Primeiro porque, na criação de Brasília, referidos “funcionários” vinham de outros Estados, e o aspecto da moradia era relevante para incentivar a mudança. Segundo, os imóveis tinham de ser mantidos pela administração e gerava ônus vultoso ao erário. Por último, e o mais importante, é que eram legítimos ocupantes, devidamente autorizados para tanto, possuindo Termo de Ocupação concedido pela administração.

Em conseqüência, não existe precedente jurídico aplicável à espécie, a fim de que se excluam tais bens de prévia licitação aberta. Nem a edição de nova lei federal direcionada e específica, ou até alteração na lei de licitações, tem esse poder autorizativo, quiçá Constituições Estaduais, Lei Orgânica ou legislação local, concessa vênia.

Continuando, no foco, outros operadores do Direito pugnam que a solução estaria na mera aplicação da legitimação de posse, prevista no Estatuto da Terra (Lei 4.504/64). Ocorre que, historicamente, sua finalidade é outra, sendo uma das formas de aquisição direta da propriedade pública pertinente a glebas rurais produtivas permeada por outros contornos — não obstante a grande parte dos condomínios se localizar em áreas urbanas — ainda assim, prescindiria de licitação, porquanto, nesses casos, este instituto jurídico não foi recepcionado pela novel Carta de 88.

Noutro prisma, a recente elevação da moradia a direito social como preceito constitucional prevista no artigo 6º da CF não se sobrepõe ao direito de igualdade de todos perante a lei e ao princípio da licitação dos bens públicos desafetáveis.
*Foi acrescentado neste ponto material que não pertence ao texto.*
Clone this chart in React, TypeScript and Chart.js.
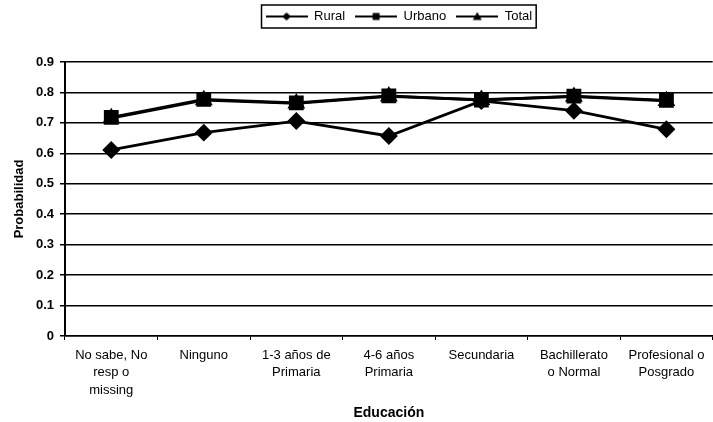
import React, { useEffect, useRef } from "react";
import { Chart, registerables } from "chart.js";

Chart.register(...registerables);

const categories: (string | string[])[] = [
  ["No sabe, No", "resp o", "missing"],
  "Ninguno",
  ["1-3 años de", "Primaria"],
  ["4-6 años", "Primaria"],
  "Secundaria",
  ["Bachillerato", "o Normal"],
  ["Profesional o", "Posgrado"],
];
const rural = [0.611, 0.668, 0.706, 0.657, 0.772, 0.74, 0.679];
const urbano = [0.718, 0.777, 0.766, 0.789, 0.775, 0.788, 0.774];
const total = [0.716, 0.775, 0.764, 0.787, 0.776, 0.786, 0.772];
const yTicks = [0, 0.1, 0.2, 0.3, 0.4, 0.5, 0.6, 0.7, 0.8, 0.9];

const FONT = "'Liberation Sans', Arial, sans-serif";
const LEGEND_SHIFT = 10;

function legendIcon(style: "rectRot" | "rect" | "triangle"): HTMLCanvasElement {
  const W = 42;
  const c = document.createElement("canvas");
  c.width = W;
  c.height = 12;
  const ctx = c.getContext("2d")!;
  const m = W / 2;
  ctx.strokeStyle = "#000";
  ctx.fillStyle = "#000";
  ctx.lineWidth = 2;
  ctx.beginPath();
  ctx.moveTo(0, 6);
  ctx.lineTo(W, 6);
  ctx.stroke();
  ctx.beginPath();
  if (style === "rectRot") {
    ctx.moveTo(m, 2);
    ctx.lineTo(m + 4.5, 6);
    ctx.lineTo(m, 10);
    ctx.lineTo(m - 4.5, 6);
  } else if (style === "rect") {
    ctx.rect(m - 3.5, 2.5, 7, 7);
  } else {
    ctx.moveTo(m, 1.5);
    ctx.lineTo(m + 4.5, 9.5);
    ctx.lineTo(m - 4.5, 9.5);
  }
  ctx.closePath();
  ctx.fill();
  return c;
}

const legendBox = {
  id: "legendBox",
  afterLayout(chart: any) {
    const lg = chart.legend;
    if (!lg || !lg.legendHitBoxes) return;
    lg.left += LEGEND_SHIFT;
    lg.right += LEGEND_SHIFT;
    for (const h of lg.legendHitBoxes) h.left += LEGEND_SHIFT;
  },
  afterDraw(chart: any) {
    const lg = chart.legend;
    if (!lg || !lg.legendHitBoxes || !lg.legendHitBoxes.length) return;
    const hb = lg.legendHitBoxes;
    let l = Infinity, r = -Infinity, t = Infinity, b = -Infinity;
    for (const h of hb) {
      l = Math.min(l, h.left);
      r = Math.max(r, h.left + h.width);
      t = Math.min(t, h.top);
      b = Math.max(b, h.top + h.height);
    }
    const ctx = chart.ctx;
    ctx.save();
    ctx.strokeStyle = "#000";
    ctx.lineWidth = 1.5;
    ctx.strokeRect(l - 4, t - 5, r - l + 8, b - t + 10);
    ctx.restore();
  },
};

export default function App() {
  const ref = useRef<HTMLCanvasElement>(null);
  useEffect(() => {
    if (!ref.current) return;
    const icons = [legendIcon("rectRot"), legendIcon("rect"), legendIcon("triangle")];
    const common = {
      borderColor: "#000",
      backgroundColor: "#000",
      borderWidth: 2.8,
      tension: 0,
    };
    const chart = new Chart(ref.current, {
      type: "line",
      data: {
        labels: categories,
        datasets: [
          { label: "Rural", data: rural, pointStyle: "rectRot", ...common, pointRadius: 7, pointHoverRadius: 7 },
          { label: "Urbano", data: urbano, pointStyle: "rect", ...common, pointRadius: 8.5, pointHoverRadius: 8.5 },
          { label: "Total", data: total, pointStyle: "triangle", ...common, pointRadius: 7.5, pointHoverRadius: 7.5 },
        ],
      },
      options: {
        animation: false,
        responsive: true,
        maintainAspectRatio: false,
        layout: { padding: 0 },
        plugins: {
          tooltip: { enabled: false },
          title: {
            display: true,
            text: " ",
            weight: 500,
            font: { size: 10 },
            padding: { top: 17, bottom: 0 },
          },
          legend: {
            display: true,
            position: "top",
            fullSize: false,
            labels: {
              usePointStyle: true,
              pointStyleWidth: 42,
              boxHeight: 12,
              padding: 10,
              color: "#000",
              font: { family: FONT, size: 13 },
              generateLabels: (ch: any) =>
                ch.data.datasets.map((d: any, i: number) => ({
                  text: d.label,
                  pointStyle: icons[i],
                  fillStyle: "#000",
                  strokeStyle: "#000",
                  lineWidth: 0,
                  fontColor: "#000",
                  hidden: false,
                  datasetIndex: i,
                })),
            },
          },
        },
        scales: {
          x: {
            offset: true,
            grid: {
              display: true,
              offset: true,
              drawOnChartArea: false,
              drawTicks: true,
              tickLength: 4,
              color: "#000",
              lineWidth: 1,
            },
            border: { display: true, color: "#000", width: 1.5 },
            ticks: {
              color: "#000",
              font: { family: FONT, size: 13, lineHeight: 1.38 },
              maxRotation: 0,
              autoSkip: false,
              padding: 6,
            },
            title: {
              display: true,
              text: "Educación",
              color: "#000",
              font: { family: FONT, size: 14, weight: "bold" },
              padding: { top: 12, bottom: 0 },
            },
            afterFit: (s: any) => {
              s.height = 86;
            },
          },
          y: {
            min: 0,
            max: 0.9,
            afterBuildTicks: (s: any) => {
              s.ticks = yTicks.map((v) => ({ value: v }));
            },
            grid: {
              color: "#000",
              lineWidth: 1.5,
              tickLength: 5,
            },
            border: { display: true, color: "#000", width: 2 },
            ticks: {
              color: "#000",
              font: { family: FONT, size: 13, weight: "bold" },
              padding: 6,
              callback: (v: any) => String(Math.round(Number(v) * 10) / 10),
            },
            title: {
              display: true,
              text: "Probabilidad",
              color: "#000",
              font: { family: FONT, size: 13, weight: "bold" },
              padding: { top: 12, bottom: 4 },
            },
            afterFit: (s: any) => {
              s.width = 65;
            },
          },
        },
      },
      plugins: [legendBox],
    });
    return () => chart.destroy();
  }, []);
  return (
    <div style={{ position: "absolute", left: 0, top: 0, width: 713, height: 422, overflow: "hidden", background: "#fff" }}>
      <div style={{ position: "relative", width: 724, height: 422 }}>
        <canvas ref={ref} />
      </div>
    </div>
  );
}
Exegese contrária consubstanciaria em incentivo às invasões, pois todos saberiam que, depois de alguns anos, conseguiriam a chancela do Estado para legalizar aquilo, em tese, juridicamente impossível. Correríamos o risco de criar um caos social.
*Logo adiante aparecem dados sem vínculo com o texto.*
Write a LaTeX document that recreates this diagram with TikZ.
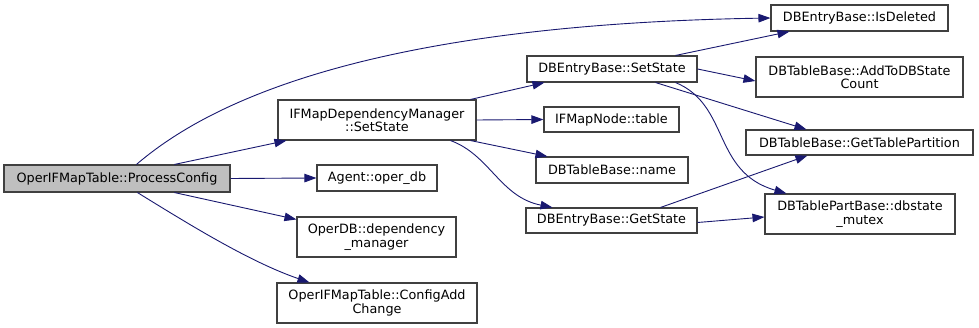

Mas diante desta notória e evidente situação de fato irreversível, de cunho social, de respeitável parcela da população brasileira, existe uma solução jurídica, sem se contrapor ao ordenamento pátrio? Cremos que sim. Seria uma emenda constitucional específica, originária do Congresso Nacional, como disposição transitória, no exercício do Poder derivado, autorizando, excepcionalmente, a União, aos Estados, o Distrito Federal e aos municípios a alienar esses bens públicos, concedendo o direito de preferência da compra direta aos atuais ocupantes, ao preço de mercado. Os imóveis remanescentes, nessas áreas, seriam objeto de licitação aberta.

Certamente, impende salientar, caberia a cada ente, em respeito à autonomia da federação, aplicar ou não a regra e, se acolhida, disciplinar e regulamentar, por lei, os condomínios que se enquadrariam, fixando critérios, segundo a conveniência, oportunidade e discricionariedade do legislador e da administração.